• Task statement
Pictures must not be retyped. Return exactly the lines from the one with "What matplotlib code" through the one with "top=True, right=True, bottom=True, left=True)", both included, and no others.
+ + + + +
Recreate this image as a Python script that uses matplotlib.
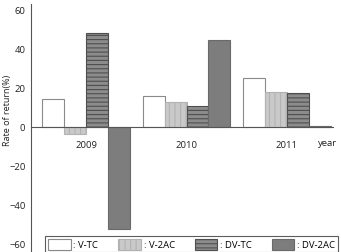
import matplotlib.pyplot as plt
import numpy as np
from matplotlib.patches import Patch

plt.rcParams['font.family'] = ['Open Sans', 'DejaVu Sans']
plt.rcParams['hatch.linewidth'] = 0.8

# data
years = ["2009", "2010", "2011"]
series = ["V-TC", "V-2AC", "DV-TC", "DV-2AC"]
v_tc = [14.2, 15.9, 25.4]
v_2ac = [-3.5, 12.8, 18.0]
dv_tc = [48.2, 11.0, 17.7]
dv_2ac = [-52.5, 44.6, 0.7]
yticks = [-60, -40, -20, 0, 20, 40, 60]

values = [v_tc, v_2ac, dv_tc, dv_2ac]
faces = ["white", "#c9c9c9", "#8c8c8c", "#7d7d7d"]
edges = ["#8a8a8a", "#b2b2b2", "#4f4f4f", "#6a6a6a"]
hatches = [None, "|||", "----", None]

fig = plt.figure(figsize=(3.41, 2.52), dpi=100)
ax = fig.add_axes([0.091, 0.0, 0.886, 1 - 4 / 252])

x = np.arange(len(years))
w = 0.218
for i, vals in enumerate(values):
    ax.bar(x + (i - 1.5) * w, vals, w, facecolor=faces[i], edgecolor=edges[i],
           hatch=hatches[i], linewidth=0.8, zorder=2)

ax.set_xlim(-0.55, 2.46)
ax.set_ylim(-64.1, 63.1)
ax.set_yticks(yticks)
ax.set_xticks(x)
ax.set_xticklabels(years)
ax.tick_params(axis="both", length=0, labelsize=6.8, colors="#222222")
ax.tick_params(axis="x", pad=10)
ax.tick_params(axis="y", pad=4)

ax.spines["top"].set_visible(False)
ax.spines["right"].set_visible(False)
ax.spines["bottom"].set_position(("data", 0))
ax.spines["left"].set_color("#555555")
ax.spines["bottom"].set_color("#555555")

ax.text(2.40, -8.7, "year", fontsize=6.8, ha="center", va="center", color="#222222")
ax.set_ylabel("Rate of return(%)", fontsize=6.5, color="#222222")
ax.yaxis.set_label_coords(-0.062, 0.57)

handles = [Patch(facecolor=faces[i], edgecolor=edges[i], hatch=hatches[i],
                 linewidth=0.8, label=": " + s) for i, s in enumerate(series)]
leg = fig.legend(handles=handles, loc="upper left", ncol=4,
                 bbox_to_anchor=(0.132, 0.062), bbox_transform=fig.transFigure,
                 fontsize=6.8, frameon=True, fancybox=False, borderaxespad=0,
                 handlelength=2.4, handleheight=1.3, handletextpad=0.3,
                 columnspacing=2.1, borderpad=0.3)
leg.get_frame().set_edgecolor("#333333")
leg.get_frame().set_linewidth(0.8)

fig.savefig("out.png", dpi=100)
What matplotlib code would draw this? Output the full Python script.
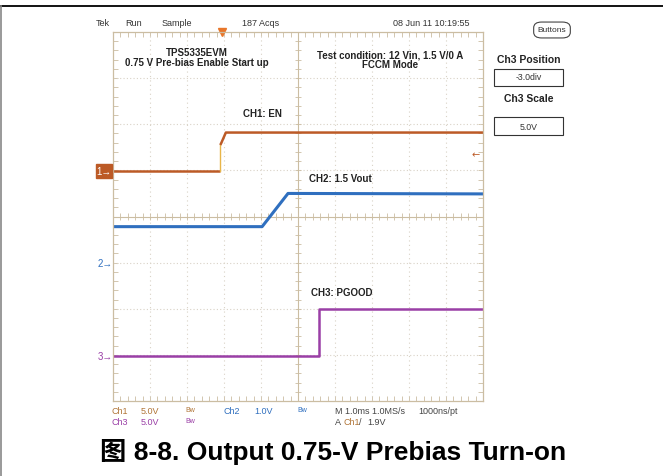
import numpy as np
import matplotlib
matplotlib.use('Agg')
import matplotlib.pyplot as plt
from matplotlib.patches import Rectangle, FancyBboxPatch
from matplotlib.lines import Line2D

# Traces in scope divisions (x: 0..10 div, y: 0..8 div)
ch1_t = [0.0, 2.90, 2.90, 2.93, 3.05, 10.0]
ch1_v = [4.98, 4.98, 5.55, 5.60, 5.82, 5.82]
ch2_t = [0.0, 4.03, 4.73, 10.0]
ch2_v = [3.78, 3.78, 4.50, 4.49]
ch3_t = [0.0, 5.57, 5.57, 10.0]
ch3_v = [0.98, 0.98, 2.00, 2.00]

ch_markers = {'1': 4.98, '2': 3.0, '3': 0.98}
trig_pos = 2.95
trig_level = 5.35

W, H = 663, 477
C1, C2, C3 = '#BC5A26', '#2F6FBF', '#9A3FA6'
GRID = '#CBBDA2'
DOT = '#D9D2C6'
NARROW = ['Liberation Sans', 'DejaVu Sans']
ARIAL = ['Liberation Sans', 'DejaVu Sans']


def fx(x):
    return x / W


def fy(y):
    return 1 - y / H


fig = plt.figure(figsize=(W / 100, H / 100), dpi=100)

# page border lines
fig.add_artist(Line2D([0, 1], [fy(7), fy(7)], color='black', lw=1.3))
fig.add_artist(Line2D([fx(1), fx(1)], [0, fy(7)], color='#888888', lw=1.2))

ax = fig.add_axes([fx(113), fy(402), (483 - 113) / W, (402 - 33) / H])
ax.set_xlim(0, 10)
ax.set_ylim(0, 8)
for s in ax.spines.values():
    s.set_color(GRID)
    s.set_linewidth(0.9)
ax.set_xticks(np.arange(0, 10.01, 0.2))
ax.set_yticks(np.arange(0, 8.01, 0.2))
ax.set_xticklabels([])
ax.set_yticklabels([])
ax.tick_params(direction='in', length=3.5, width=0.6, color=GRID,
               top=True, right=True, bottom=True, left=True)

# dotted graticule
for gx in range(1, 10):
    if gx != 5:
        ax.axvline(gx, color=DOT, lw=0.8, ls=(0, (1, 3)))
for gy in range(1, 8):
    if gy != 4:
        ax.axhline(gy, color=DOT, lw=0.8, ls=(0, (1, 2)))
# center cross with minor ticks
ax.axvline(5, color=GRID, lw=0.8)
ax.axhline(4, color=GRID, lw=0.8)
ax.vlines(np.arange(0.2, 10, 0.2), 4 - 0.07, 4 + 0.07, color=GRID, lw=0.6)
ax.hlines(np.arange(0.2, 8, 0.2), 5 - 0.08, 5 + 0.08, color=GRID, lw=0.6)

# traces
ax.plot(ch1_t[:2], ch1_v[:2], color=C1, lw=1.8, solid_capstyle='butt')
ax.plot(ch1_t[1:3], ch1_v[1:3], color='#E8B548', lw=1.0)
ax.plot(ch1_t[2:], ch1_v[2:], color=C1, lw=1.8, solid_capstyle='butt')
ax.plot(ch2_t, ch2_v, color=C2, lw=2.2, solid_capstyle='butt')
ax.plot(ch3_t, ch3_v, color=C3, lw=1.8, solid_capstyle='butt')

# trigger markers
ax.plot([trig_pos], [8], marker='v', color='#E8762A', ms=6, clip_on=False)
ax.text(9.92, trig_level, '\u2190', color=C1, fontsize=7, ha='right',
        va='center', family=['DejaVu Sans'])

# annotations
bold = dict(fontweight='bold', family=ARIAL, fontsize=7, color='#222222',
            ha='center', va='center')
fig.text(fx(197), fy(53), 'TPS5335EVM', **bold)
fig.text(fx(197), fy(63), '0.75 V Pre-bias Enable Start up', **bold)
fig.text(fx(390), fy(55), 'Test condition: 12 Vin, 1.5 V/0 A', **bold)
fig.text(fx(390), fy(65), 'FCCM Mode', **bold)
fig.text(fx(262), fy(114), 'CH1: EN', **bold)
fig.text(fx(340), fy(179), 'CH2: 1.5 Vout', **bold)
fig.text(fx(342), fy(293), 'CH3: PGOOD', **bold)

# channel ground markers
for lab, lvl in ch_markers.items():
    yy = ax.transData.transform((0, lvl))[1]
    ypx = H - yy
    if lab == '1':
        fig.add_artist(Rectangle((fx(96), fy(ypx + 7)), (112 - 96) / W, 14 / H,
                                 color=C1, transform=fig.transFigure))
        fig.text(fx(104), fy(ypx), '1\u2192', color='white', fontsize=7,
                 ha='center', va='center', family=NARROW)
    else:
        col = C2 if lab == '2' else C3
        fig.text(fx(105), fy(ypx), lab + '\u2192', color=col, fontsize=7,
                 ha='center', va='center', family=NARROW)

# status line
st = dict(fontsize=6.5, color='#333333', va='center', family=NARROW)
fig.text(fx(96), fy(24), 'Tek', **st)
fig.text(fx(125), fy(24), 'Run', **st)
fig.text(fx(162), fy(24), 'Sample', **st)
fig.text(fx(242), fy(24), '187 Acqs', **st)
fig.text(fx(393), fy(24), '08 Jun 11 10:19:55', **st)

# right side panel
fig.add_artist(FancyBboxPatch((fx(535), fy(38)), (569 - 535) / W, 14 / H,
                              boxstyle='round,pad=0.002,rounding_size=0.012',
                              ec='#444444', fc='white', lw=0.8,
                              transform=fig.transFigure))
fig.text(fx(552), fy(31), 'Buttons', fontsize=6, color='#333333',
         ha='center', va='center', family=NARROW)
fig.text(fx(529), fy(60), 'Ch3 Position', fontsize=7.5, fontweight='bold',
         color='#222222', ha='center', va='center', family=NARROW)
fig.add_artist(Rectangle((fx(494), fy(87)), (563 - 494) / W, 17 / H, ec='#333333',
                         fc='white', lw=0.8, transform=fig.transFigure))
fig.text(fx(529), fy(78), '-3.0div', fontsize=6.3, color='#333333',
         ha='center', va='center', family=NARROW)
fig.text(fx(529), fy(99), 'Ch3 Scale', fontsize=7.5, fontweight='bold',
         color='#222222', ha='center', va='center', family=NARROW)
fig.add_artist(Rectangle((fx(494), fy(136)), (563 - 494) / W, 18 / H, ec='#333333',
                         fc='white', lw=0.8, transform=fig.transFigure))
fig.text(fx(529), fy(127), '5.0V', fontsize=6.3, color='#333333',
         ha='center', va='center', family=NARROW)

# bottom readout
BR1, GRY = '#B07436', '#444444'
rd = dict(fontsize=6.5, va='center', family=NARROW)
bw = dict(fontsize=5, va='center', family=NARROW)
fig.text(fx(112), fy(412), 'Ch1', color=BR1, **rd)
fig.text(fx(141), fy(412), '5.0V', color=BR1, **rd)
fig.text(fx(185), fy(411), 'Bw', color=BR1, **bw)
fig.text(fx(223), fy(412), 'Ch2', color=C2, **rd)
fig.text(fx(254), fy(412), '1.0V', color=C2, **rd)
fig.text(fx(297), fy(411), 'Bw', color=C2, **bw)
fig.text(fx(335), fy(412), 'M 1.0ms 1.0MS/s', color=GRY, **rd)
fig.text(fx(418), fy(412), '1000ns/pt', color=GRY, **rd)
fig.text(fx(112), fy(423), 'Ch3', color=C3, **rd)
fig.text(fx(141), fy(423), '5.0V', color=C3, **rd)
fig.text(fx(185), fy(422), 'Bw', color=C3, **bw)
fig.text(fx(335), fy(423), 'A', color=GRY, **rd)
fig.text(fx(343), fy(423), 'Ch1', color=BR1, **rd)
fig.text(fx(359), fy(423), '/', color=GRY, **rd)
fig.text(fx(367), fy(423), '1.9V', color=GRY, **rd)

# caption
fig.text(fx(333), fy(452), '图 8-8. Output 0.75-V Prebias Turn-on', fontsize=19,
         fontweight='bold', color='black', ha='center', va='center',
         family=['Liberation Sans', 'Noto Sans CJK SC'])

fig.savefig('out.png', dpi=100)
+ + + + +
• Exercise response
What matplotlib code would draw this? Output the full Python script.
import numpy as np
import matplotlib
matplotlib.use('Agg')
import matplotlib.pyplot as plt
from matplotlib.patches import Rectangle, FancyBboxPatch
from matplotlib.lines import Line2D

# Traces in scope divisions (x: 0..10 div, y: 0..8 div)
ch1_t = [0.0, 2.90, 2.90, 2.93, 3.05, 10.0]
ch1_v = [4.98, 4.98, 5.55, 5.60, 5.82, 5.82]
ch2_t = [0.0, 4.03, 4.73, 10.0]
ch2_v = [3.78, 3.78, 4.50, 4.49]
ch3_t = [0.0, 5.57, 5.57, 10.0]
ch3_v = [0.98, 0.98, 2.00, 2.00]

ch_markers = {'1': 4.98, '2': 3.0, '3': 0.98}
trig_pos = 2.95
trig_level = 5.35

W, H = 663, 477
C1, C2, C3 = '#BC5A26', '#2F6FBF', '#9A3FA6'
GRID = '#CBBDA2'
DOT = '#D9D2C6'
NARROW = ['Liberation Sans', 'DejaVu Sans']
ARIAL = ['Liberation Sans', 'DejaVu Sans']


def fx(x):
    return x / W


def fy(y):
    return 1 - y / H


fig = plt.figure(figsize=(W / 100, H / 100), dpi=100)

# page border lines
fig.add_artist(Line2D([0, 1], [fy(7), fy(7)], color='black', lw=1.3))
fig.add_artist(Line2D([fx(1), fx(1)], [0, fy(7)], color='#888888', lw=1.2))

ax = fig.add_axes([fx(113), fy(402), (483 - 113) / W, (402 - 33) / H])
ax.set_xlim(0, 10)
ax.set_ylim(0, 8)
for s in ax.spines.values():
    s.set_color(GRID)
    s.set_linewidth(0.9)
ax.set_xticks(np.arange(0, 10.01, 0.2))
ax.set_yticks(np.arange(0, 8.01, 0.2))
ax.set_xticklabels([])
ax.set_yticklabels([])
ax.tick_params(direction='in', length=3.5, width=0.6, color=GRID,
               top=True, right=True, bottom=True, left=True)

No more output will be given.